> WRITTEN INSTRUCTION
Transcribe the material in full. Nothing should differ except that the pictures are left out.

> DATASET CONTENT
━━━━━━━━━━━━━━━━

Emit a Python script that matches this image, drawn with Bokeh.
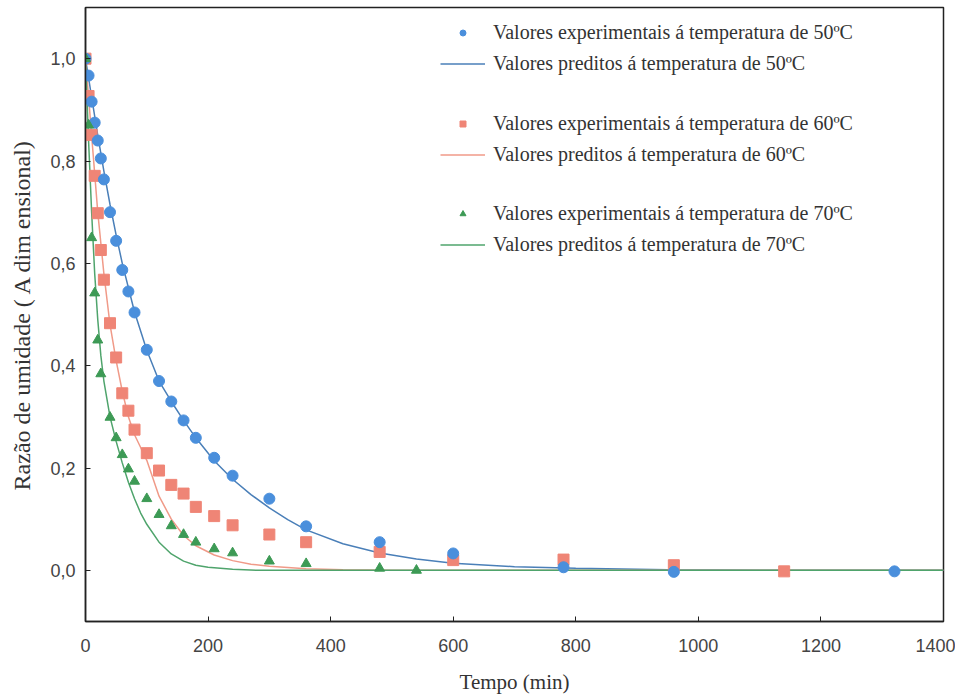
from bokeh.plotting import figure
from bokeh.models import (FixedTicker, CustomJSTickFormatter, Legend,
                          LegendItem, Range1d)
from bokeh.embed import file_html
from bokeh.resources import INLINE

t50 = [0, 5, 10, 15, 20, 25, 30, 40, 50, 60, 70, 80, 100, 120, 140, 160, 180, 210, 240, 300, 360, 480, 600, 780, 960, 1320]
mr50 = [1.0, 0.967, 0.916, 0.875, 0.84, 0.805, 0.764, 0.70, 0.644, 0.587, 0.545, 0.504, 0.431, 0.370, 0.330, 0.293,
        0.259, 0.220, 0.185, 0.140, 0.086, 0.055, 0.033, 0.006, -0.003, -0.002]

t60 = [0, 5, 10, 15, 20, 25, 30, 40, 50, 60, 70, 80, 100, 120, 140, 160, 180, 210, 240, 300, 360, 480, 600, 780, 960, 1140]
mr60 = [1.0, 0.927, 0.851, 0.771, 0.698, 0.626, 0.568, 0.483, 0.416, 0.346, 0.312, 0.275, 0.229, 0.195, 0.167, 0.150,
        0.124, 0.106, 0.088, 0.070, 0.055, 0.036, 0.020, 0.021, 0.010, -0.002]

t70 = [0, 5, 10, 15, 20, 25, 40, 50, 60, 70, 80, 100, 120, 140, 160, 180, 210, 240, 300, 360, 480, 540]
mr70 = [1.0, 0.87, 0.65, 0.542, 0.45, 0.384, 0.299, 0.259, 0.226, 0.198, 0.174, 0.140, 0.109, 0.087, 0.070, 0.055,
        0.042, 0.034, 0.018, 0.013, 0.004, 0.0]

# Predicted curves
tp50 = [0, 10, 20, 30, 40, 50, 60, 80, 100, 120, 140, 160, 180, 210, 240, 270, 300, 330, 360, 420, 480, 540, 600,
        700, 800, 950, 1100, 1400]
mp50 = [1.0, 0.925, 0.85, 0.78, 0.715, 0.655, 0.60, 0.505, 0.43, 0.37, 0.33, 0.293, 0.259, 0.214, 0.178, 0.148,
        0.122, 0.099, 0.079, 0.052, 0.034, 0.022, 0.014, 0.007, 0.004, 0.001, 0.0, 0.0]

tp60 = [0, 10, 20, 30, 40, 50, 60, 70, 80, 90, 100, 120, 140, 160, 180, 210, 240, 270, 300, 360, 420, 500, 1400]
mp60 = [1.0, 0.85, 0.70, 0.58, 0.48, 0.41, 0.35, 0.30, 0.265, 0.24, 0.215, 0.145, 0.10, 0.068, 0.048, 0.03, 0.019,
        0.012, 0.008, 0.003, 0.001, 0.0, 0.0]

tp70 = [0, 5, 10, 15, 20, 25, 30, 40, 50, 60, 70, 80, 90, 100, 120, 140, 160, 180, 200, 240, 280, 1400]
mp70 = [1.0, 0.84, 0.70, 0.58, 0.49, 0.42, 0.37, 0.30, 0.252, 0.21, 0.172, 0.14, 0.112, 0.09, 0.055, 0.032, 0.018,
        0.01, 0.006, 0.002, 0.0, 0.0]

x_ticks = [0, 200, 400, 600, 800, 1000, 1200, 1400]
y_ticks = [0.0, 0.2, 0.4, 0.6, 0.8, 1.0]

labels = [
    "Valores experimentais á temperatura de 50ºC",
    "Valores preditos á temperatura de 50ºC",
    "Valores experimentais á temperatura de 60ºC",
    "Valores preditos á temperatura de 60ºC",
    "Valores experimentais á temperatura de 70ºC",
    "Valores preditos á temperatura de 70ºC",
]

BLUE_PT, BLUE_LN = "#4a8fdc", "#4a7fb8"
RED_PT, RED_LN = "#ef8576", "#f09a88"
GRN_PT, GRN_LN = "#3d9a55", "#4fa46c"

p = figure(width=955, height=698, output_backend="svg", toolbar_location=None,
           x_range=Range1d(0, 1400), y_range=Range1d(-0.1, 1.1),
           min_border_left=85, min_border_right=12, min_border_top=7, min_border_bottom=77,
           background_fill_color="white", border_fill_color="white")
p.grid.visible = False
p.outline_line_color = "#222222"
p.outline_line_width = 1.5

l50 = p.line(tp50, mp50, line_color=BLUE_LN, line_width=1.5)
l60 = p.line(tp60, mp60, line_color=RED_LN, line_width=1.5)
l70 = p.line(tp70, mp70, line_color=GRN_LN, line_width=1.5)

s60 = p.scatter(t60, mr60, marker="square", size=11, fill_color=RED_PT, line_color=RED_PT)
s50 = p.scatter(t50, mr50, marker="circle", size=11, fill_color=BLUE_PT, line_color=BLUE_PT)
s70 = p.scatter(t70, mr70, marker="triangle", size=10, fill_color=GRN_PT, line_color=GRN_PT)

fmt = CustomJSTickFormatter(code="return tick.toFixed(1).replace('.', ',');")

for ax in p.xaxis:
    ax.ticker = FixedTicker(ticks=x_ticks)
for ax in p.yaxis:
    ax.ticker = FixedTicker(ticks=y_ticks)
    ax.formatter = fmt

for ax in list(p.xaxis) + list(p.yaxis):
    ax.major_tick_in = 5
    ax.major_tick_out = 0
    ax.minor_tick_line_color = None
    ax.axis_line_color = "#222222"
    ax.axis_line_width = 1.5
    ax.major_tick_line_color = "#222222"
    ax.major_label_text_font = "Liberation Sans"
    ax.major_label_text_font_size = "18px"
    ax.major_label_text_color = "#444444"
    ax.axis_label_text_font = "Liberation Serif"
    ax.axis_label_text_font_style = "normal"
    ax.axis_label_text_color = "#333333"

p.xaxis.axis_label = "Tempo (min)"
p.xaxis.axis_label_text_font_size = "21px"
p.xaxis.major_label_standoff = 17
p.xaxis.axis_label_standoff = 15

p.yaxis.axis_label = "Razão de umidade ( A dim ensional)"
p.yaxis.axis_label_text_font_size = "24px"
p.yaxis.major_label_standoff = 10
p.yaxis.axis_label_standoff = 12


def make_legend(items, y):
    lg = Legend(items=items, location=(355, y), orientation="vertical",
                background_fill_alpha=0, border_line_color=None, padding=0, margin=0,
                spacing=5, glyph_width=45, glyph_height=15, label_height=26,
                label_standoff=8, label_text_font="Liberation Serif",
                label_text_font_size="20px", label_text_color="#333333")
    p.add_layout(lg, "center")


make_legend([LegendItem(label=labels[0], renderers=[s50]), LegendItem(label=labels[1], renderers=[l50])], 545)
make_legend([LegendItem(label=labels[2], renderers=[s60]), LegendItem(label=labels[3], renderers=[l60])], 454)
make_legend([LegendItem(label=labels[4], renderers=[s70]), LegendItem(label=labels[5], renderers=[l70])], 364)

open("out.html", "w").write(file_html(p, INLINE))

━━━━━━━━━━━━━━━━

> RESULT
Emit a Python script that matches this image, drawn with Bokeh.
from bokeh.plotting import figure
from bokeh.models import (FixedTicker, CustomJSTickFormatter, Legend,
                          LegendItem, Range1d)
from bokeh.embed import file_html
from bokeh.resources import INLINE

t50 = [0, 5, 10, 15, 20, 25, 30, 40, 50, 60, 70, 80, 100, 120, 140, 160, 180, 210, 240, 300, 360, 480, 600, 780, 960, 1320]
mr50 = [1.0, 0.967, 0.916, 0.875, 0.84, 0.805, 0.764, 0.70, 0.644, 0.587, 0.545, 0.504, 0.431, 0.370, 0.330, 0.293,
        0.259, 0.220, 0.185, 0.140, 0.086, 0.055, 0.033, 0.006, -0.003, -0.002]

t60 = [0, 5, 10, 15, 20, 25, 30, 40, 50, 60, 70, 80, 100, 120, 140, 160, 180, 210, 240, 300, 360, 480, 600, 780, 960, 1140]
mr60 = [1.0, 0.927, 0.851, 0.771, 0.698, 0.626, 0.568, 0.483, 0.416, 0.346, 0.312, 0.275, 0.229, 0.195, 0.167, 0.150,
        0.124, 0.106, 0.088, 0.070, 0.055, 0.036, 0.020, 0.021, 0.010, -0.002]

t70 = [0, 5, 10, 15, 20, 25, 40, 50, 60, 70, 80, 100, 120, 140, 160, 180, 210, 240, 300, 360, 480, 540]
mr70 = [1.0, 0.87, 0.65, 0.542, 0.45, 0.384, 0.299, 0.259, 0.226, 0.198, 0.174, 0.140, 0.109, 0.087, 0.070, 0.055,
        0.042, 0.034, 0.018, 0.013, 0.004, 0.0]

# Predicted curves
tp50 = [0, 10, 20, 30, 40, 50, 60, 80, 100, 120, 140, 160, 180, 210, 240, 270, 300, 330, 360, 420, 480, 540, 600,
        700, 800, 950, 1100, 1400]
mp50 = [1.0, 0.925, 0.85, 0.78, 0.715, 0.655, 0.60, 0.505, 0.43, 0.37, 0.33, 0.293, 0.259, 0.214, 0.178, 0.148,
        0.122, 0.099, 0.079, 0.052, 0.034, 0.022, 0.014, 0.007, 0.004, 0.001, 0.0, 0.0]

tp60 = [0, 10, 20, 30, 40, 50, 60, 70, 80, 90, 100, 120, 140, 160, 180, 210, 240, 270, 300, 360, 420, 500, 1400]
mp60 = [1.0, 0.85, 0.70, 0.58, 0.48, 0.41, 0.35, 0.30, 0.265, 0.24, 0.215, 0.145, 0.10, 0.068, 0.048, 0.03, 0.019,
        0.012, 0.008, 0.003, 0.001, 0.0, 0.0]

tp70 = [0, 5, 10, 15, 20, 25, 30, 40, 50, 60, 70, 80, 90, 100, 120, 140, 160, 180, 200, 240, 280, 1400]
mp70 = [1.0, 0.84, 0.70, 0.58, 0.49, 0.42, 0.37, 0.30, 0.252, 0.21, 0.172, 0.14, 0.112, 0.09, 0.055, 0.032, 0.018,
        0.01, 0.006, 0.002, 0.0, 0.0]

x_ticks = [0, 200, 400, 600, 800, 1000, 1200, 1400]
y_ticks = [0.0, 0.2, 0.4, 0.6, 0.8, 1.0]

labels = [
    "Valores experimentais á temperatura de 50ºC",
    "Valores preditos á temperatura de 50ºC",
    "Valores experimentais á temperatura de 60ºC",
    "Valores preditos á temperatura de 60ºC",
    "Valores experimentais á temperatura de 70ºC",
    "Valores preditos á temperatura de 70ºC",
]

BLUE_PT, BLUE_LN = "#4a8fdc", "#4a7fb8"
RED_PT, RED_LN = "#ef8576", "#f09a88"
GRN_PT, GRN_LN = "#3d9a55", "#4fa46c"

p = figure(width=955, height=698, output_backend="svg", toolbar_location=None,
           x_range=Range1d(0, 1400), y_range=Range1d(-0.1, 1.1),
           min_border_left=85, min_border_right=12, min_border_top=7, min_border_bottom=77,
           background_fill_color="white", border_fill_color="white")
p.grid.visible = False
p.outline_line_color = "#222222"
p.outline_line_width = 1.5

l50 = p.line(tp50, mp50, line_color=BLUE_LN, line_width=1.5)
l60 = p.line(tp60, mp60, line_color=RED_LN, line_width=1.5)
l70 = p.line(tp70, mp70, line_color=GRN_LN, line_width=1.5)

s60 = p.scatter(t60, mr60, marker="square", size=11, fill_color=RED_PT, line_color=RED_PT)
s50 = p.scatter(t50, mr50, marker="circle", size=11, fill_color=BLUE_PT, line_color=BLUE_PT)
s70 = p.scatter(t70, mr70, marker="triangle", size=10, fill_color=GRN_PT, line_color=GRN_PT)

fmt = CustomJSTickFormatter(code="return tick.toFixed(1).replace('.', ',');")

for ax in p.xaxis:
    ax.ticker = FixedTicker(ticks=x_ticks)
for ax in p.yaxis:
    ax.ticker = FixedTicker(ticks=y_ticks)
    ax.formatter = fmt

for ax in list(p.xaxis) + list(p.yaxis):
    ax.major_tick_in = 5
    ax.major_tick_out = 0
    ax.minor_tick_line_color = None
    ax.axis_line_color = "#222222"
    ax.axis_line_width = 1.5
    ax.major_tick_line_color = "#222222"
    ax.major_label_text_font = "Liberation Sans"
    ax.major_label_text_font_size = "18px"
    ax.major_label_text_color = "#444444"
    ax.axis_label_text_font = "Liberation Serif"
    ax.axis_label_text_font_style = "normal"
    ax.axis_label_text_color = "#333333"

p.xaxis.axis_label = "Tempo (min)"
p.xaxis.axis_label_text_font_size = "21px"
p.xaxis.major_label_standoff = 17
p.xaxis.axis_label_standoff = 15

p.yaxis.axis_label = "Razão de umidade ( A dim ensional)"
p.yaxis.axis_label_text_font_size = "24px"
p.yaxis.major_label_standoff = 10
p.yaxis.axis_label_standoff = 12


def make_legend(items, y):
    lg = Legend(items=items, location=(355, y), orientation="vertical",
                background_fill_alpha=0, border_line_color=None, padding=0, margin=0,
                spacing=5, glyph_width=45, glyph_height=15, label_height=26,
                label_standoff=8, label_text_font="Liberation Serif",
                label_text_font_size="20px", label_text_color="#333333")
    p.add_layout(lg, "center")


make_legend([LegendItem(label=labels[0], renderers=[s50]), LegendItem(label=labels[1], renderers=[l50])], 545)
make_legend([LegendItem(label=labels[2], renderers=[s60]), LegendItem(label=labels[3], renderers=[l60])], 454)
make_legend([LegendItem(label=labels[4], renderers=[s70]), LegendItem(label=labels[5], renderers=[l70])], 364)

open("out.html", "w").write(file_html(p, INLINE))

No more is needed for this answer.